Puisi ini dibuat setelah saya menghadapi seorang Ibu yang punya problem dengan anaknya yang tidak mau bersekolah. Anak ini sebenarnya pandai tapi juga punya keingin tidak mau sekolah. Anak itu banyak membaca tulisan-tulisan yang mengatakan, “Nggak perlu sekolah untuk jadi orang sukses!”. Karena itulah, saya tergelitik untuk menulis puisi ini. Saya membayangkan, kalau yang tidak mau bersekolah itu adalah anak saya sendiri. Maka inilah komunikasi saya dengannya. Di satu sisi, saya ingin mengatakan kepada si orang tuanya tersebut, “Berbahagialah karena anak ibu termasuk orang yang kritis!” Sementara, banyak anak yang pergi kesekolah dan tidak pernah bertanya dan bahkan juga tidak peduli dengan kehidupannya.
Ini adalah anak yang punya kesadaran diri, punya jiwa kepemimpinan diri dan daya kritis yang berguna. Andaikan kita punya banyak anak seperti ini, yang tinggal kita arahkan. Kepada orang tua yang menghadapi dilemma yang sama, saya persembahkan puisi ini. Oya, mohon maaf sebelumnya jika judul puisi ini kedengarannya seperti bias gender. Betul-betul ketika  menulis saya mengimajinasikan sedang berkomunikasi dengan anak saya yang kebetulan dua-duanya laki-laki!  Buat yang anaknya perempuan, silakan menyesuaikan….
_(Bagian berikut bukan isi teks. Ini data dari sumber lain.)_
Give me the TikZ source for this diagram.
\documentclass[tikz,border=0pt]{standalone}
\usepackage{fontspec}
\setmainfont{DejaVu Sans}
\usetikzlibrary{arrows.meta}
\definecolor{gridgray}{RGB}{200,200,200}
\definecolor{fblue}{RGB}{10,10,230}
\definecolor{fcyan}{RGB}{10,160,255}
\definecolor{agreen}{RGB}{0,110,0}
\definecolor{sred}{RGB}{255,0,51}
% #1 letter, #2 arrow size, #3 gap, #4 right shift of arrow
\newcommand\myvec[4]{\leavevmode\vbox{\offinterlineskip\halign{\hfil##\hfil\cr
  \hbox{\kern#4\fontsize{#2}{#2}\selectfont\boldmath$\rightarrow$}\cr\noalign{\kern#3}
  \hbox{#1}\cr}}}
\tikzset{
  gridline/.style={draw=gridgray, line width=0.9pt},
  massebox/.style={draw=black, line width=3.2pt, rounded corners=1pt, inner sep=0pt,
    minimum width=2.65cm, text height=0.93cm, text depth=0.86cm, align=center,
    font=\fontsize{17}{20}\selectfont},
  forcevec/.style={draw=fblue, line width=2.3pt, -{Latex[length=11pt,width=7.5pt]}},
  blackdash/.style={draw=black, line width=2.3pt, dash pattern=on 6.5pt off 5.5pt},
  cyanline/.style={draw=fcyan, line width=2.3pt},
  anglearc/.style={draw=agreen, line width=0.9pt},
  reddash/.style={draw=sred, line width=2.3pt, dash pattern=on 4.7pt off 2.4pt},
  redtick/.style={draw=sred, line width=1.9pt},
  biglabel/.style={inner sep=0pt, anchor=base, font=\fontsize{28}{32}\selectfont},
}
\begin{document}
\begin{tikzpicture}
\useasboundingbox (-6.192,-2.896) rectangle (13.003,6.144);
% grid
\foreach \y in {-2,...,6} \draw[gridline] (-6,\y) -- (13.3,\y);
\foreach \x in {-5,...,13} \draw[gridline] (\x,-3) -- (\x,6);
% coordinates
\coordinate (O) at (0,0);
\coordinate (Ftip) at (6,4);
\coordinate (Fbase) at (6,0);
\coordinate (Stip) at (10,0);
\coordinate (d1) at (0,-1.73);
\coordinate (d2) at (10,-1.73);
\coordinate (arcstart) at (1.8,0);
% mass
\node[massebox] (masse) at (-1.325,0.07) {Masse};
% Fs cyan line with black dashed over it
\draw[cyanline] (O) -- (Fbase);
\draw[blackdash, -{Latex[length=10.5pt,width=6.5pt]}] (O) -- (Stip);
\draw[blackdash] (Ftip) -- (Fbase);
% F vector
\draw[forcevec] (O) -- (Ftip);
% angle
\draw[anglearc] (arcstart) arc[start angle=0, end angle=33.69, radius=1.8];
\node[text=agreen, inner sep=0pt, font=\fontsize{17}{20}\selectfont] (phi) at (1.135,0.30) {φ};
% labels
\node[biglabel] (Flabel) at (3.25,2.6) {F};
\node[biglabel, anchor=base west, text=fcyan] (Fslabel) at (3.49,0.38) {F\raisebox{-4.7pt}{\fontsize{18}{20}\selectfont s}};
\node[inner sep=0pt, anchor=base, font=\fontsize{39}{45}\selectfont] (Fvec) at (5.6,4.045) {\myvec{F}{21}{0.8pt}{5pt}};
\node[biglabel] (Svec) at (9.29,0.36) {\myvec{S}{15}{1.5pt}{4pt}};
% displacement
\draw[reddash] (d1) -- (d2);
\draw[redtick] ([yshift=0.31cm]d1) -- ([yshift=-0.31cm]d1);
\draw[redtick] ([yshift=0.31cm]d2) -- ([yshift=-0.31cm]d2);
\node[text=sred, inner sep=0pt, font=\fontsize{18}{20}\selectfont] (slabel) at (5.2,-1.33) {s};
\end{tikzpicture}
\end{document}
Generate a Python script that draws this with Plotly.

 “BERSEKOLAHLAH,  KALAU KAMU MEMANG JANTAN!”

Anakku,
Kamu bertanya, “Mengapa aku perlu sekolah, Ayah?”
“Toh banyak orang sukses tidak membutuhkan sekolah, dan mereka berhasil!”
Terus terang pertanyaanmu membuatku kagum dengan kepintaranmu, dengan daya kritismu dan juga semangat mudamu….

Anakku,
Memang, sekolah tidak menjadi jaminan…
Memang, sekolah tidak pula memberi sertifikat “Orang Sukses” ataupun “Orang Hebat” seperti yang kamu cita-citakan

Salahnya ayah juga, dan juga berbagai informasi yang mulai kelewatan
“Ngapain sekolah pintar-pintar. Toh banyak yang sekolah sukses tapi tidak sukses hidupnya!”
Itu memang benar sih….
Juga termasuk orang-orang seperti ayah, para motivator, dan juga para inspirator
Yang terus mengatakan,
“Nggak perlu sekolah pintar-pintarlah!”

Ijinkanlah ayah meluruskannya,
ijinkanlah Ayah berbagi pengalaman dan juga ide Ayah padamu…

Pernahkah kamu bertanya kepada para pekerja kasar, paa tukang yang bekerja apa saja,
Mengapa mereka seperti itu?
Mereka akan berkata, “Karena tak punya ijazah sekolah yang tinggi”

Anakku,
Saat ini, sekolah menjadi syarat kerja.
Sama seperti KTP menjadi syarat mendapatkan SIM.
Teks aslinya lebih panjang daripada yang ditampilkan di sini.